Il est fréquent et souhaitable que des frères et sœurs reconnaissent à
l'amiable l'existence d'une telle créance, rémunérant ainsi avec
quelques décennies de retard la contribution de l'un d'eux à
l'exploitation familiale.
Selon la Cour de cassation, il appartient à celui qui revendique un salaire différé de rapporter la preuve de sa créance.
Lorsqu'ils travaillent chez leurs parents, les intéressés peuvent
remplir chaque année une déclaration en Mairie, qui sera revêtue de la
signature du Maire et qui pourra servir de preuve indiscutable le moment
venu.
Quand un enfant, après sa majorité, travaille bénévolement dans l'exploitation agricole de ses parents, il peut dans certaines conditions être rétribué plus tard (souvent, beaucoup plus tard).
Il est « réputé légalement bénéficiaire d'un contrat de travail à salaire différé » (article L 321-13 du code rural ).
Concrètement, cela veut dire par exemple que si Pierre a travaillé de cette manière pendant 12 ans, entre ses 18 ans et ses 30 ans (entre 1978 et 1990), il peut recevoir au décès de son père (l'exploitant), cette année (2012), une rémunération calculée d'après le SMIC et prélevée sur la succession.
Ses frères et sœurs qui n'ont pas travaillé à l'exploitation n'ont pas droit à une telle somme : celle-ci viendra en déduction de leur propre héritage.
Le texte de référence en la matière est l'article L 321-13 du code rural, et plus précisément ses deux premiers alinéas :
« Les descendants d'un exploitant agricole qui, âgés de plus de dix-huit
ans, participent directement et effectivement à l'exploitation, sans
être associés aux bénéfices ni aux pertes et qui ne reçoivent pas de
salaire en argent en contrepartie de leur collaboration, sont réputés
légalement bénéficiaires d'un contrat de travail à salaire différé (...)
Le taux annuel du salaire sera égal, pour chacune des années de
participation, à la valeur des deux tiers de la somme correspondant à 2
080 fois le taux du salaire minimum interprofessionnel de croissance en
vigueur, soit au jour du partage consécutif au décès de l'exploitant,
soit au plus tard à la date du règlement de la créance, si ce règlement
intervient du vivant de l'exploitant ».
Le code rural précise que pour être indemnisé par un « salaire différé », le fils ou la fille de l'exploitant doit participer « directement et effectivement à l'exploitation ». Mais il ne rentre pas dans le détail, et n'indique pas si une participation permanente de l'enfant est nécessaire (par exemple : avoir travaillé de manière continue pendant x années), ou si une participation ponctuelle (activités saisonnières) peut être également retenue.

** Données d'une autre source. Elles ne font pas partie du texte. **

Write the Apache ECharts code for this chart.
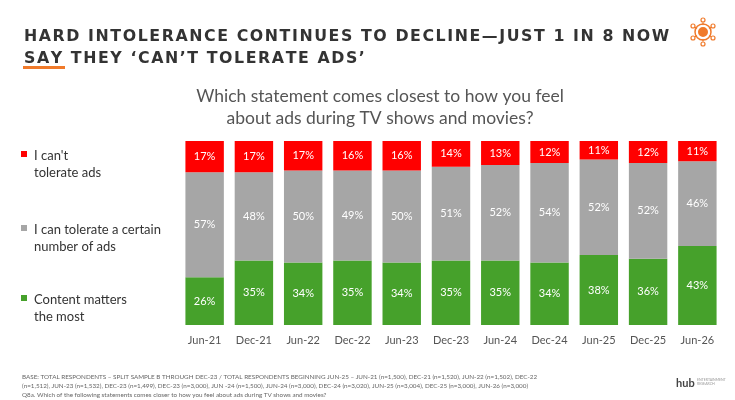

Dans l'affaire qu'a eu à trancher récemment la cour de cassation, la cour d'appel de Poitiers avait rejeté la demande qui avait été présentée par une femme après le décès de sa mère (exploitante). Motif ? L'activité exercée ne constituait qu'une aide occasionnelle, qui ne pouvait pas être assimilée à un véritable travail méritant salaire. Et cela d'autant moins que la personne concernée exerçait ailleurs deux autres activités rémunérées ! La cour de cassation a validé le raisonnement des juges d'appel : l'aide aux parents étant seulement occasionnelle, la « créance de salaire différé » ne peut pas être retenue dans le cadre d'une activité saisonnière, qui était de surcroît réduite dans cette affaire.
Il ne suffit pas de rapporter la preuve d'un travail épisodique ou
occasionnel sur l'exploitation agricole familiale : la jurisprudence ne
retient pour le calcul des créances de salaire différé que les périodes
de travail continu et non occasionnel.
Cour de cassation, arrêt du 20 juin 2012 (n° 11-20217).